● SUPPLIED INFORMATION
○ ○ ○ ○ ○ ○ ○
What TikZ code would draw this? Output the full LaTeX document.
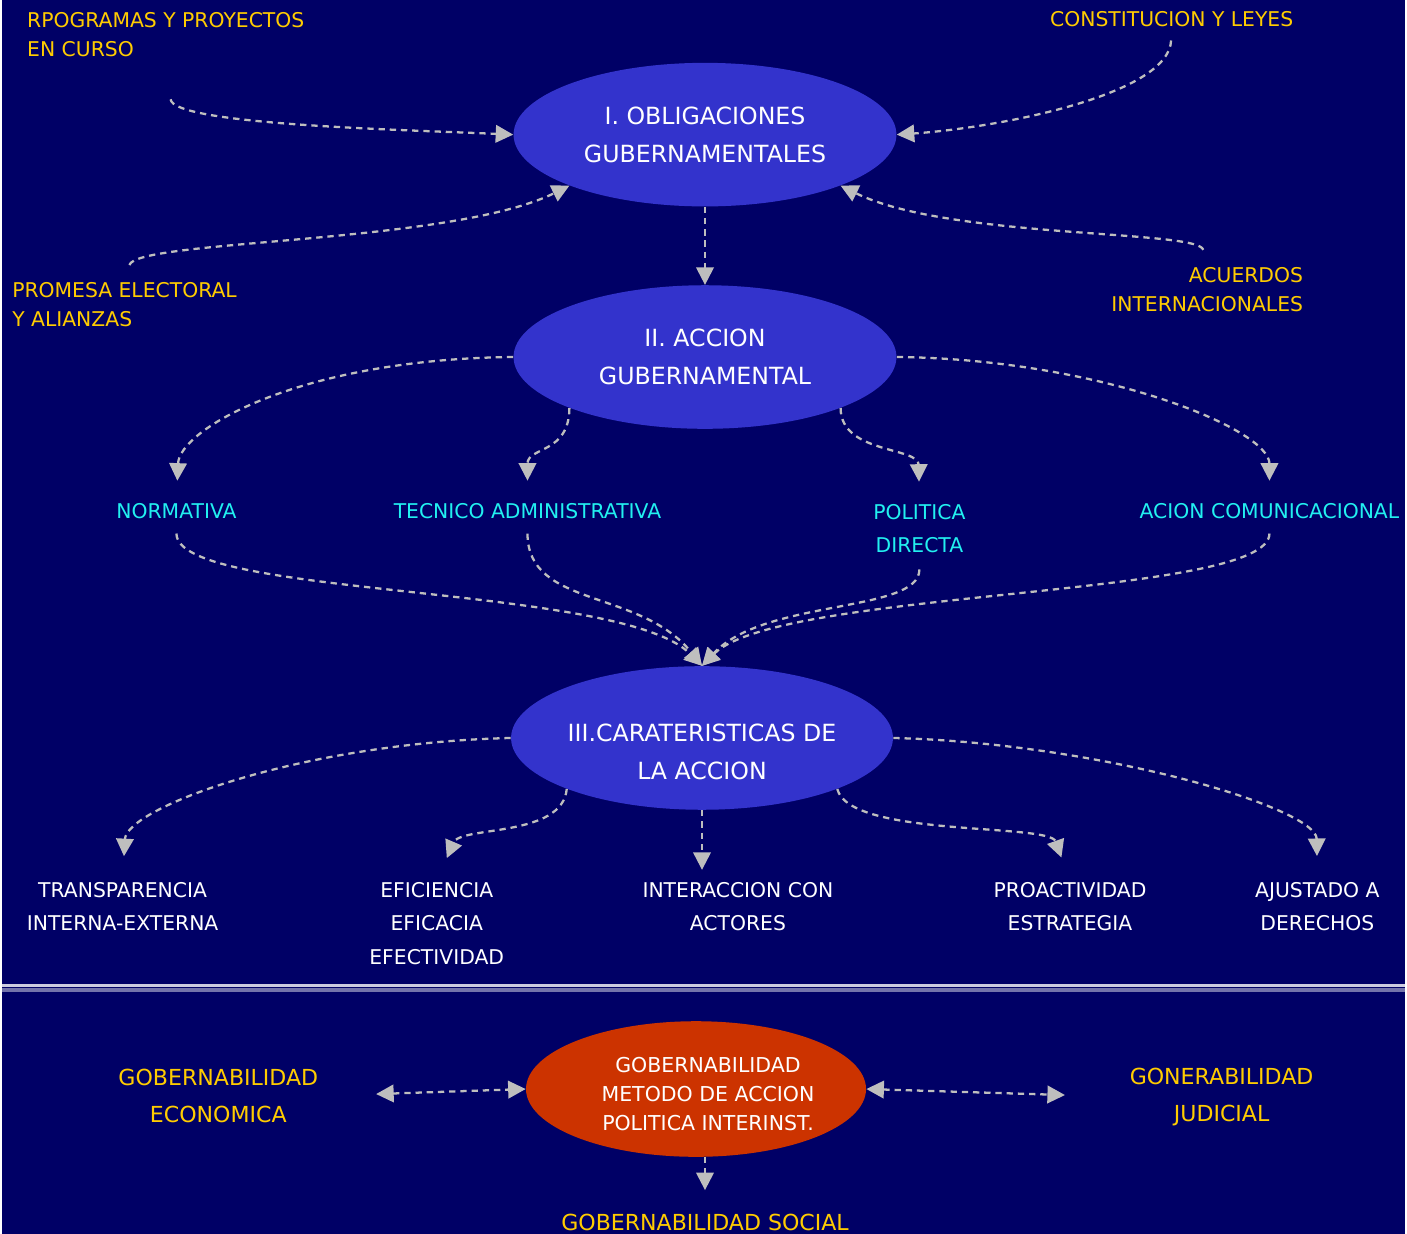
\documentclass[tikz,border=0pt]{standalone}
\usepackage{fontspec}
\setmainfont{DejaVu Sans}
\usepackage{xcolor}
\usepackage{tikz}
\usetikzlibrary{shapes,arrows.meta,positioning}
\definecolor{navy}{HTML}{000066}
\definecolor{goalblue}{HTML}{3333CC}
\definecolor{govred}{HTML}{CC3300}
\definecolor{srcyellow}{HTML}{FFCC00}
\definecolor{modecyan}{HTML}{22F0F0}
\definecolor{linkgray}{HTML}{BEBEBE}

\begin{document}
\begin{tikzpicture}[x=0.02cm, y=-0.02cm,
    goal/.style={ellipse, fill=#1, minimum width=7.68cm, minimum height=2.88cm, inner sep=0pt, text=white, align=center, font=\fontsize{13.5}{21.5}\selectfont},
    goaltext/.style={inner sep=0pt, text=white, align=center, font=\fontsize{13.5}{21.5}\selectfont},
    source/.style={text=srcyellow, inner sep=0pt, font=\fontsize{11.6}{16.4}\selectfont},
    mode/.style={text=#1, inner sep=0pt, align=center, font=\fontsize{11.6}{19.3}\selectfont},
    gov/.style={text=srcyellow, inner sep=0pt, align=center, font=\fontsize{12.6}{21.5}\selectfont},
    link/.style={draw=linkgray, line width=1.3pt, dash pattern=on 3.6pt off 2.8pt, -{Triangle[length=10pt,width=10pt]}},
    twoway/.style={link, {Triangle[length=10pt,width=10pt]}-{Triangle[length=10pt,width=10pt]}}
]
    % Background
    \fill[navy] (0,0) rectangle (1407,1237);

    % Main ellipses
    \node[goal=goalblue] (e1) at (705,135) {I. OBLIGACIONES\\GUBERNAMENTALES};
    \node[goal=goalblue] (e2) at (705,358) {II. ACCION\\GUBERNAMENTAL};
    \node[goal=goalblue, minimum width=7.66cm] (e3) at (702,740) {};
    \node[goaltext] (e3text) at (702,754) {III.CARATERISTICAS DE\\LA ACCION};
    \node[goal=govred, minimum width=6.82cm, minimum height=2.72cm] (e4) at (696,1092) {};
    \node[goaltext, font=\fontsize{11.7}{16.4}\selectfont] (e4text) at (708,1097) {GOBERNABILIDAD\\METODO DE ACCION\\POLITICA INTERINST.};

    % Sources of obligations
    \node[source, align=left, anchor=west] (rpog) at (25,34.5) {RPOGRAMAS Y PROYECTOS\\EN CURSO};
    \node[source] (const) at (1173,19) {CONSTITUCION Y LEYES};
    \node[source, align=left, anchor=west] (prom) at (10,305.5) {PROMESA ELECTORAL\\Y ALIANZAS};
    \node[source, align=right, anchor=east] (acu) at (1305,290.5) {ACUERDOS\\INTERNACIONALES};

    % Modes of action
    \node[mode=modecyan] (norm) at (175,512) {NORMATIVA};
    \node[mode=modecyan] (tec) at (527,512) {TECNICO ADMINISTRATIVA};
    \node[mode=modecyan] (pol) at (920,530) {POLITICA\\DIRECTA};
    \node[mode=modecyan] (acion) at (1271,512) {ACION COMUNICACIONAL};

    % Characteristics
    \node[mode=white] (transp) at (121,909) {TRANSPARENCIA\\INTERNA-EXTERNA};
    \node[mode=white] (efic) at (436,926) {EFICIENCIA\\EFICACIA\\EFECTIVIDAD};
    \node[mode=white] (inter) at (738,909) {INTERACCION CON\\ACTORES};
    \node[mode=white] (proa) at (1071,909) {PROACTIVIDAD\\ESTRATEGIA};
    \node[mode=white] (ajus) at (1319,909) {AJUSTADO A\\DERECHOS};

    % Separator
    \draw[line width=1.6pt, color=white!80!navy] (0,988) -- (1407,988);
    \draw[line width=2.2pt, color=white!45!navy] (0,992.5) -- (1407,992.5);

    % Governability
    \node[gov] (econ) at (217,1099) {GOBERNABILIDAD\\ECONOMICA};
    \node[gov] (jud) at (1223,1100) {GONERABILIDAD\\JUDICIAL};
    \node[gov] (social) at (705,1226) {GOBERNABILIDAD SOCIAL};

    % Arrows into obligations
    \draw[link, shorten <=24.4pt] (rpog.south) .. controls (172,125) and (400,130) .. (e1.west);
    \draw[link, shorten <=7.7pt] (const.south) .. controls (1170,95) and (1000,128) .. (e1.east);
    \draw[link, shorten <=10.2pt] (prom.north) .. controls (135,240) and (450,245) .. (e1.south west);
    \draw[link, shorten <=10.2pt] (acu.north) .. controls (1200,230) and (950,240) .. (e1.south east);
    \draw[link] (e1.south) -- (e2.north);

    % Arrows to modes
    \draw[link, shorten >=12.5pt] (e2.west) .. controls (300,360) and (178,430) .. (norm.north);
    \draw[link, shorten >=12.5pt] (e2.south west) .. controls (569,455) and (527,448) .. (tec.north);
    \draw[link, shorten >=12.5pt] (e2.south east) .. controls (841,455) and (919,448) .. (pol.north);
    \draw[link, shorten >=12.5pt] (e2.east) .. controls (1100,360) and (1271,430) .. (acion.north);

    % Modes converge
    \draw[link, shorten <=8.5pt] (norm.south) .. controls (175,600) and (620,585) .. (e3.north);
    \draw[link, shorten <=8.5pt] (tec.south) .. controls (527,610) and (640,590) .. (e3.north);
    \draw[link, shorten <=9.1pt] (pol.south) .. controls (920,615) and (765,600) .. (e3.north);
    \draw[link, shorten <=8.5pt] (acion.south) .. controls (1271,600) and (780,590) .. (e3.north);

    % Arrows to characteristics
    \draw[link, shorten >=14.6pt] (e3.west) .. controls (300,745) and (125,810) .. (transp.north);
    \draw[link, shorten >=14.6pt] (e3.south west) .. controls (562,840) and (460,828) .. (efic.north);
    \draw[link, shorten >=6.7pt] (e3.south) -- (e3.south |- inter.north);
    \draw[link, shorten >=14.6pt] (e3.south east) .. controls (850,840) and (1050,825) .. (proa.north);
    \draw[link, shorten >=14.6pt] (e3.east) .. controls (1100,745) and (1318,810) .. (ajus.north);

    % Governability links
    \draw[twoway, shorten <=32.9pt] (econ.east) -- (e4.west);
    \draw[twoway, shorten >=36.8pt] (e4.east) -- (jud.west);
    \draw[link, shorten >=13.6pt] (e4.south -| social.north) -- (social.north);
\end{tikzpicture}
\end{document}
○ ○ ○ ○ ○ ○ ○
● STATED GOAL
Restate only the lines running from the start of the material above through the line containing "(0,0) rectangle (1407,1237);", ends included. No pictures.

● RESULT FOR THIS EXERCISE
What TikZ code would draw this? Output the full LaTeX document.
\documentclass[tikz,border=0pt]{standalone}
\usepackage{fontspec}
\setmainfont{DejaVu Sans}
\usepackage{xcolor}
\usepackage{tikz}
\usetikzlibrary{shapes,arrows.meta,positioning}
\definecolor{navy}{HTML}{000066}
\definecolor{goalblue}{HTML}{3333CC}
\definecolor{govred}{HTML}{CC3300}
\definecolor{srcyellow}{HTML}{FFCC00}
\definecolor{modecyan}{HTML}{22F0F0}
\definecolor{linkgray}{HTML}{BEBEBE}

\begin{document}
\begin{tikzpicture}[x=0.02cm, y=-0.02cm,
    goal/.style={ellipse, fill=#1, minimum width=7.68cm, minimum height=2.88cm, inner sep=0pt, text=white, align=center, font=\fontsize{13.5}{21.5}\selectfont},
    goaltext/.style={inner sep=0pt, text=white, align=center, font=\fontsize{13.5}{21.5}\selectfont},
    source/.style={text=srcyellow, inner sep=0pt, font=\fontsize{11.6}{16.4}\selectfont},
    mode/.style={text=#1, inner sep=0pt, align=center, font=\fontsize{11.6}{19.3}\selectfont},
    gov/.style={text=srcyellow, inner sep=0pt, align=center, font=\fontsize{12.6}{21.5}\selectfont},
    link/.style={draw=linkgray, line width=1.3pt, dash pattern=on 3.6pt off 2.8pt, -{Triangle[length=10pt,width=10pt]}},
    twoway/.style={link, {Triangle[length=10pt,width=10pt]}-{Triangle[length=10pt,width=10pt]}}
]
    % Background
    \fill[navy] (0,0) rectangle (1407,1237);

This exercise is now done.